One of the billionaire philanthropist’s latest gifts, a $42 million donation to Elizabeth City State University on the school’s Founders Day in North Carolina, pushes her total giving to HBCUs well past the $1 billion mark. And that’s just part of Scott’s $26 billion philanthropic commitment since 2020, in which she’s donated to thousands of organizations focused on DEI, disaster recovery, community development, health, and environmental causes. Tuesday also happens to be Scott’s 55th birthday.
Elizabeth City State University Chancellor S. Keith Hargrove, Sr., expressed his “deepest gratitude” for Scott’s gift, saying she recognizes” the critical role that HBCUs play in expanding opportunity and strengthening communities.”
“Her investment affirms what we already know: that institutions like ECSU are powerful catalysts for change,” Hargrove said in a statement. “Gifts like this do more than provide resources; they accelerate momentum.” Scott’s donation will help the school’s ASCEND 2030 strategic plan, expanding opportunities for students and strengthening ties to the surrounding community.
The gift is the latest in a pattern Scott, the ex-wife of Amazon founder Jeff Bezos, has been building since 2020, when she first began directing hundreds of millions of dollars toward HBCUs. One such gift was to Howard University, the alma mater of former Vice President Kamala Harris, Thurgood Marshall, and Toni Morrison (with whom Scott shares a deep connection). Scott, who is worth an estimated $38.3 billion, donated $80 million to Howard in November 2025, which was one of the school’s largest donations in its 158-year history.
Every HBCU MacKenzie Scott has funded—and how much
Why no-strings-attached giving is so rare and powerful
These donations share a commonality: They’re unrestricted, meaning schools can allocate them however they see fit, which could include funded scholarships, fortified endowments, attracted faculty, and bankrolled long-deferred facility upgrades. That flexibility, rare in philanthropy, is the cornerstone of what has made her approach so distinctive.

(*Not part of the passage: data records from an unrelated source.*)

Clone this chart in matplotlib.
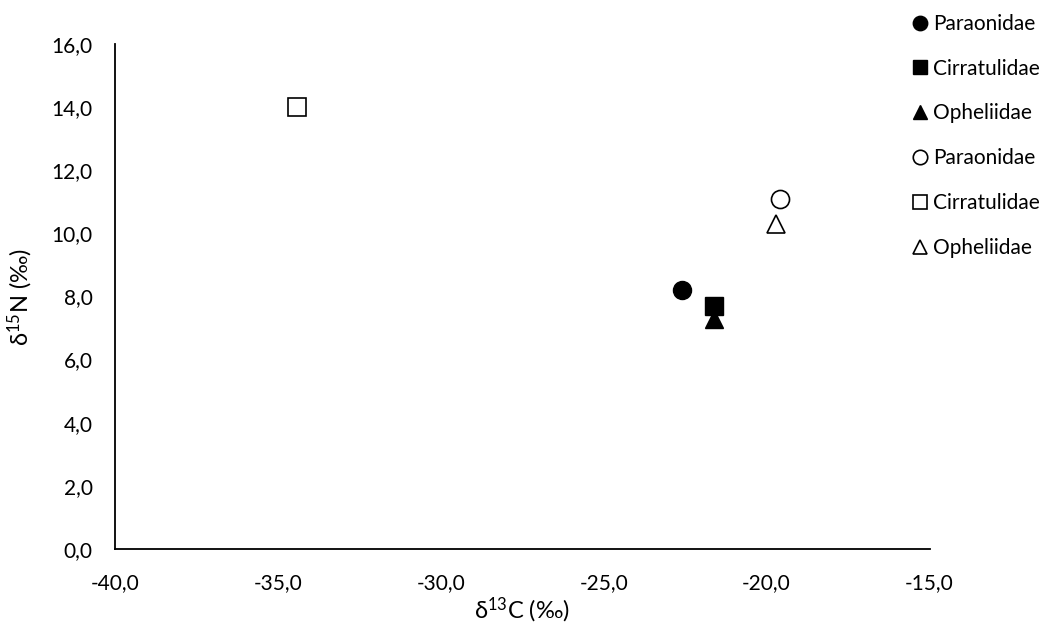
import matplotlib
matplotlib.use("Agg")
import matplotlib.pyplot as plt
from matplotlib.ticker import FuncFormatter, MultipleLocator

plt.rcParams['font.family'] = ['Lato', 'DejaVu Sans']
plt.rcParams['mathtext.default'] = 'regular'

# isotope values per family (filled and open series)
families = ['Paraonidae', 'Cirratulidae', 'Opheliidae']
markers = ['o', 's', '^']
d13c_filled = [-22.6, -21.6, -21.6]
d15n_filled = [8.2, 7.7, 7.3]
d13c_open = [-19.6, -34.4, -19.7]
d15n_open = [11.1, 14.0, 10.3]

fig = plt.figure(figsize=(10.47, 6.29), dpi=100)
ax = fig.add_axes([0.1098, 0.1272, 0.778, 0.803])

for name, m, x, y in zip(families, markers, d13c_filled, d15n_filled):
    ax.plot([x], [y], linestyle='none', marker=m, markersize=13,
            color='black', markerfacecolor='black', label=name)
for name, m, x, y in zip(families, markers, d13c_open, d15n_open):
    ax.plot([x], [y], linestyle='none', marker=m, markersize=13,
            markeredgecolor='black', markerfacecolor='white',
            markeredgewidth=1.2, label=name)

ax.set_xlim(-40, -15)
ax.set_ylim(0, 16)
ax.xaxis.set_major_locator(MultipleLocator(5))
ax.yaxis.set_major_locator(MultipleLocator(2))
fmt = FuncFormatter(lambda v, p: f"{v:.1f}".replace('.', ','))
ax.xaxis.set_major_formatter(fmt)
ax.yaxis.set_major_formatter(fmt)
ax.tick_params(length=0, labelsize=15)
ax.tick_params(axis='x', pad=17)
ax.tick_params(axis='y', pad=16)

for s in ['top', 'right']:
    ax.spines[s].set_visible(False)
for s in ['left', 'bottom']:
    ax.spines[s].set_linewidth(1.3)

ax.set_xlabel('δ$^{13}$C (‰)', fontsize=17, labelpad=2)
ax.set_ylabel('δ$^{15}$N (‰)', fontsize=17, labelpad=12)

fig.legend(*ax.get_legend_handles_labels(), loc='upper left',
           bbox_to_anchor=(914 / 1047, 0.978), frameon=False,
           fontsize=15, markerscale=0.8, handlelength=0.6, handletextpad=0.3,
           labelspacing=1.19, borderaxespad=0, borderpad=0)

fig.savefig('out.png', dpi=100)
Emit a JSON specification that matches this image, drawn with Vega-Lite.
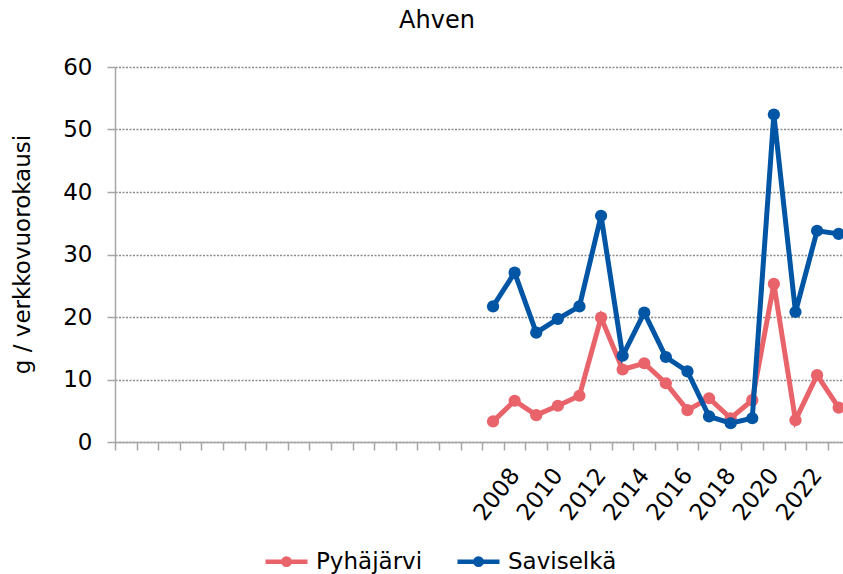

“She practices trust-based philanthropy,” Anne Marie Dougherty, CEO of the Bob Woodruff Foundation, previously told Fortune. (Scott made two major donations to a veterans-focused organization: $15 million in 2022 and $20 million in 2025). Noni Ramos, CEO of Housing Trust Silicon Valley, has similarly noted Scott’s donations are “unlike traditional funding processes,” which typically involve lengthy applications, specific restrictions, and reporting requirements.
“Her style empowers organizations like ours to determine how best to direct funds quickly and innovatively to address pressing issues,” Ramos told Fortune in 2024.
Scott’s HBCU giving exists within a broader DEI-focused philanthropic strategy that has become increasingly pronounced as the Trump administration rolls back federal support for diversity-focused programs and institutions. In 2025 alone, she donated $70 million each to the Thurgood Marshall College Fund and the United Negro College Fund.
The personal experiences behind Scott’s $26 billion giving streak
Scott’s motivation for giving at this scale traces back, in part, to formative experiences during her college years. A dentist once offered her free dental work when he saw her securing a broken tooth with denture glue, and a college roommate loaned her $1,000 when she saw her crying about nearly having to drop out during her sophomore year.
“It is these ripple effects that make imagining the power of any of our own acts of kindness impossible,” Scott wrote in a December 2025 essay. “The potential of peaceful, non-transactional contribution has long been underestimated, often on the basis that it is not financially self-sustaining, or that some of its benefits are hard to track. But what if these imagined liabilities are actually assets?”
The simple pleasure of giving also plays a role.
“Generosity and kindness engage the same pleasure centers in the brain as sex, food, and receiving gifts, and they improve our health and long-term happiness as well,” Scott said.